The trained algorithm is therefore a tool which can be used for immediate estimation of measured colors when recorded a value is outside the control limits. We can reduce inaccuracies between the real and digital control system by application of the algorithm and ensure the smooth process running. It is necessary in our case to set the maximum distance of the nearest neighbor, what can filter out the category of values created by incorrect measurements. If we did not set the maximum distance tolerance, each measurement would be identified as one of the colors, no matter how far the measured values were from the control limits of defined colors. The application of the algorithm is important, especially when deploying sensors in a new workplace, until all environmental influences are identified. However, the algorithm is only offers the possibility of temporarily identifying solutions for values outside the control limits. If large number of values are outside the control limits during the measurements, one of the abovementioned corrective mechanism must be applied e.g., an extension of the control limits.

4. Discussion

One of the main trends nowadays is a shift away from mass series production and a transition to custom production based on the increasing requirements of demanding customers [8,32]. The consequence of this trend is often several variations of the same product on one production line at the same time. Each variation has its own specifics which must be taken into account within the production process. For this reason, it is currently essential to be able to recognize products with the highest possible accuracy and speed. Every single stop due to products’ identification, increases the work cycle and prolongs the production time of a product. Technology with intelligent recognition capability is relatively expensive and difficult to maintain [33].

The article offers us an advantageous alternative to expensive and complex technology for dynamic scanning and identification of products in motion, in the form of using a cheap static industrial color sensor with simple maintenance and adjustment wherever the type of production allows. It involves a simple color sensor commonly used in the industry [34,35,36,37]. The difference here is its usage in dynamic identification, where it is not primarily suitable due to the sensor characteristics. Based on our research and experiments, we can responsibly declare that it is possible to use a simple sensor for dynamic (more complex) product identification. However, statistical methods must be used in order to obtain combined standard uncertainties and control charts for a given sensor [38,39]. Subsequently the mentioned K-nearest neighbor machine learning algorithm allows us to rectify any sensor errors in dynamic color scanning [16]. The static color sensor with the best scanning results of static products, by using proposed methodology described in the article, becomes capable of identifying products even in motion.
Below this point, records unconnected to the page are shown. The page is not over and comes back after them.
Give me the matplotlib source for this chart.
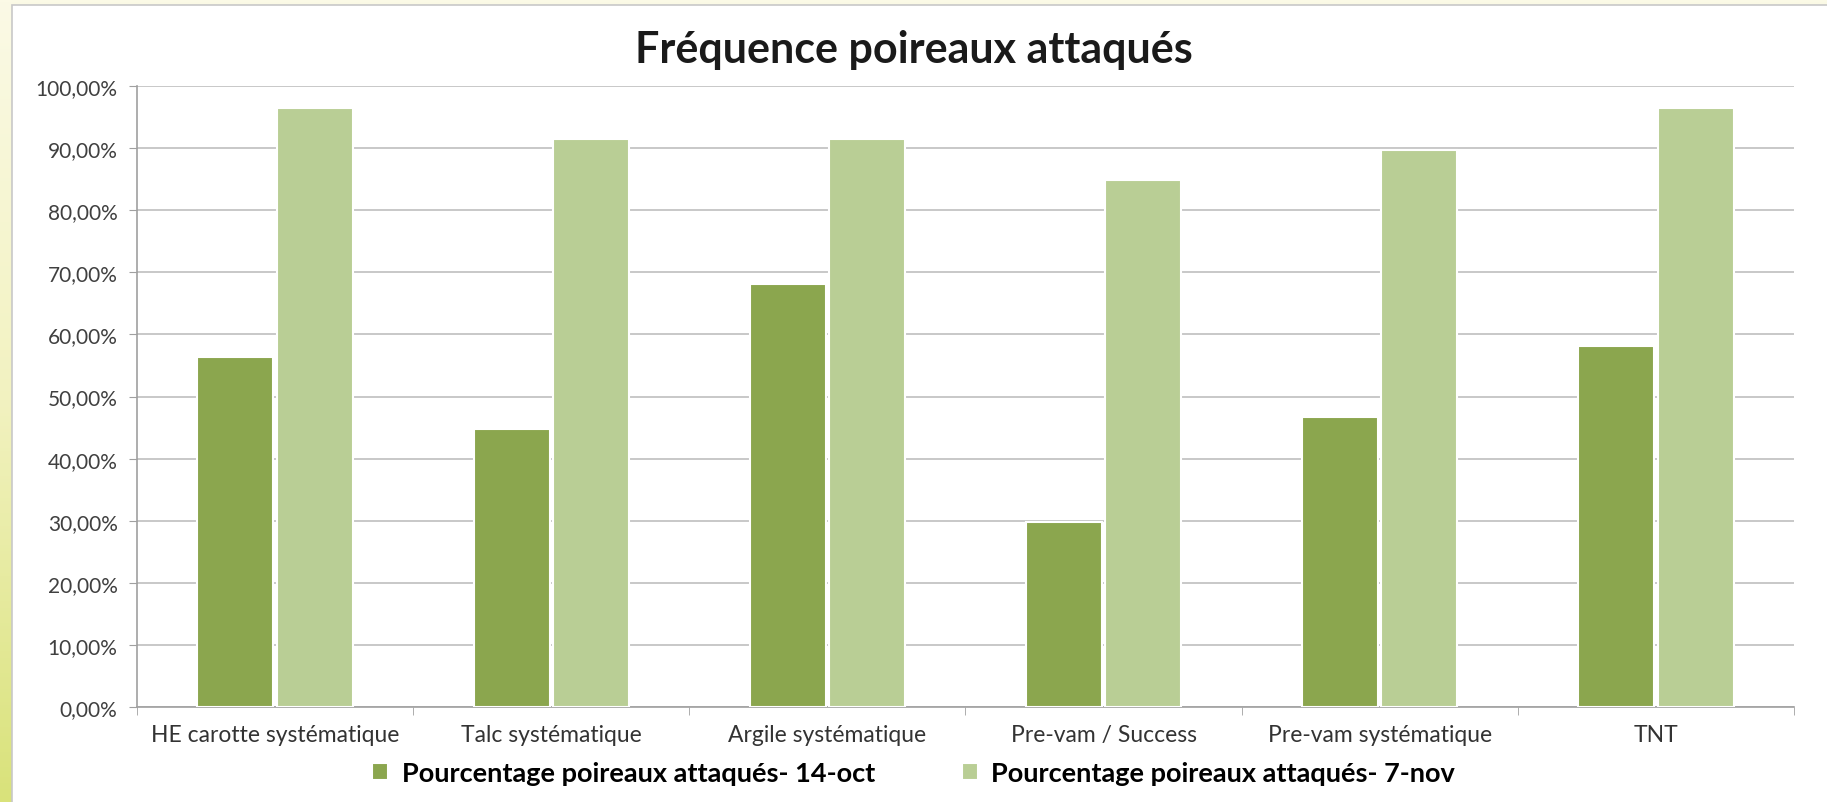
import numpy as np
import matplotlib
matplotlib.use("Agg")
import matplotlib.pyplot as plt
from matplotlib.patches import Rectangle
from matplotlib.colors import LinearSegmentedColormap
from matplotlib.ticker import FuncFormatter, MultipleLocator

plt.rcParams['font.family'] = ['Lato', 'DejaVu Sans']

categories = ["HE carotte systématique", "Talc systématique", "Argile systématique",
              "Pre-vam / Success", "Pre-vam systématique", "TNT"]
oct14 = [56.3, 44.8, 68.1, 29.8, 46.7, 58.2]
nov7 = [96.4, 91.4, 91.4, 84.8, 89.7, 96.4]
series_names = ["Pourcentage poireaux attaqués- 14-oct", "Pourcentage poireaux attaqués- 7-nov"]
colors = ["#8BA64E", "#B9CE95"]

W, H = 1827, 803
fig = plt.figure(figsize=(W / 100, H / 100), dpi=100)

# slide background: yellow-green gradient strip on the left
bg = fig.add_axes([0, 0, 1, 1], zorder=-10)
grad = np.linspace(0, 1, 256).reshape(-1, 1)
cmap = LinearSegmentedColormap.from_list("slide", ["#FBFAE6", "#F2F2C0", "#D9E27A"])
bg.imshow(grad, aspect="auto", cmap=cmap, extent=[0, 1, 0, 1])
bg.set_xlim(0, 1)
bg.set_ylim(0, 1)
bg.axis("off")
# white chart frame
bg.add_patch(Rectangle((12 / W, -0.01), 1, 1 - 6 / H + 0.01, facecolor="white",
                       edgecolor="#C8C8C8", linewidth=1.2))

ax = fig.add_axes([137 / W, (H - 708) / H, (1794 - 137) / W, (708 - 87) / H])
x = np.arange(len(categories))
bw = 0.275
ax.bar(x - bw / 2 - 0.006, oct14, bw, color=colors[0], edgecolor="white", linewidth=1.5,
       label=series_names[0], zorder=3)
ax.bar(x + bw / 2 + 0.006, nov7, bw, color=colors[1], edgecolor="white", linewidth=1.5,
       label=series_names[1], zorder=3)

ax.set_xlim(-0.5, len(categories) - 0.5)
ax.set_ylim(0, 100)
ax.yaxis.set_major_locator(MultipleLocator(10))
ax.yaxis.set_major_formatter(FuncFormatter(lambda v, p: f"{v:.2f}".replace(".", ",") + "%"))
ax.grid(axis="y", color="#BFBFBF", linewidth=1.2, zorder=0)
ax.set_axisbelow(True)

ax.set_xticks(x)
ax.set_xticklabels(categories)
ax.set_xticks(np.arange(-0.5, len(categories)), minor=True)
ax.tick_params(axis="x", which="major", length=0, pad=12, labelsize=16.5, labelcolor="#333333")
ax.tick_params(axis="x", which="minor", length=6, color="#A0A0A0")
ax.tick_params(axis="y", length=6, color="#A0A0A0", labelsize=15, labelcolor="#404040", pad=8)

for s in ["top", "right"]:
    ax.spines[s].set_visible(False)
for s in ["left", "bottom"]:
    ax.spines[s].set_color("#A0A0A0")
    ax.spines[s].set_linewidth(1.2)

fig.text(0.5, 1 - 50 / H, "Fréquence poireaux attaqués", ha="center", va="center",
         fontsize=31, fontweight="bold", color="#1A1A1A")

fig.legend(loc="center", bbox_to_anchor=(0.5, 1 - 774 / H), ncol=2, frameon=False,
           prop={"weight": "bold", "size": 19.5}, handlelength=0.6, handleheight=0.6,
           handletextpad=0.5, columnspacing=3.2)

fig.savefig("out.png", dpi=100)
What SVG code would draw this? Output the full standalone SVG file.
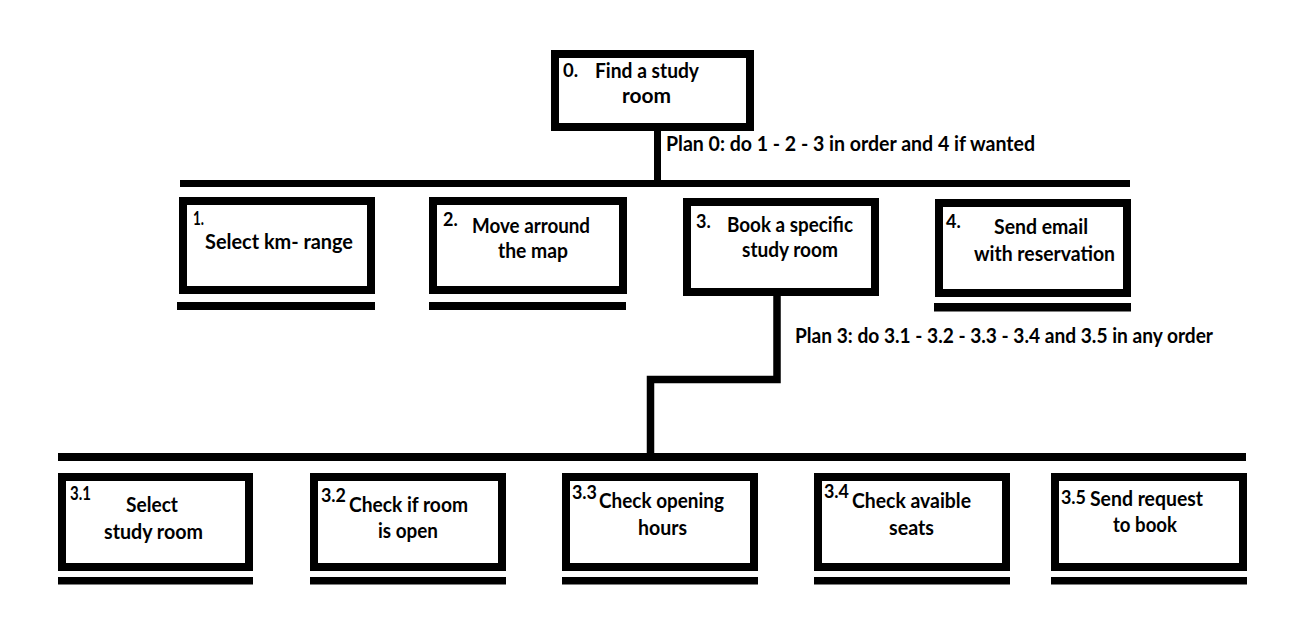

On-the-fly identification speeds up the entire production line and thus allows us to produce more products in the same time. Not least of all, since the conveyor belt does not stop, it significantly extends the technology operating life (by minimizing the occurrence of mechanical shocks), reduces required service (because of less mechanical component damage) and saves electricity (thanks to skipped energy-inefficient start-ups).

We currently see a demand for product identification technology in industrial enterprises [30]. Therefore, we would like to focus on enhancement of identification methods in the future. We plan to incorporate of optical methods for dynamic product recognition using special 3D sensors which are already at our disposal. These include the Photoneo PhoXi [40] or cheaper camera OpenCV alternatives [41], where we anticipate their integration with standard Cognex industrial cameras, supported by additional software for intelligent product recognition [42].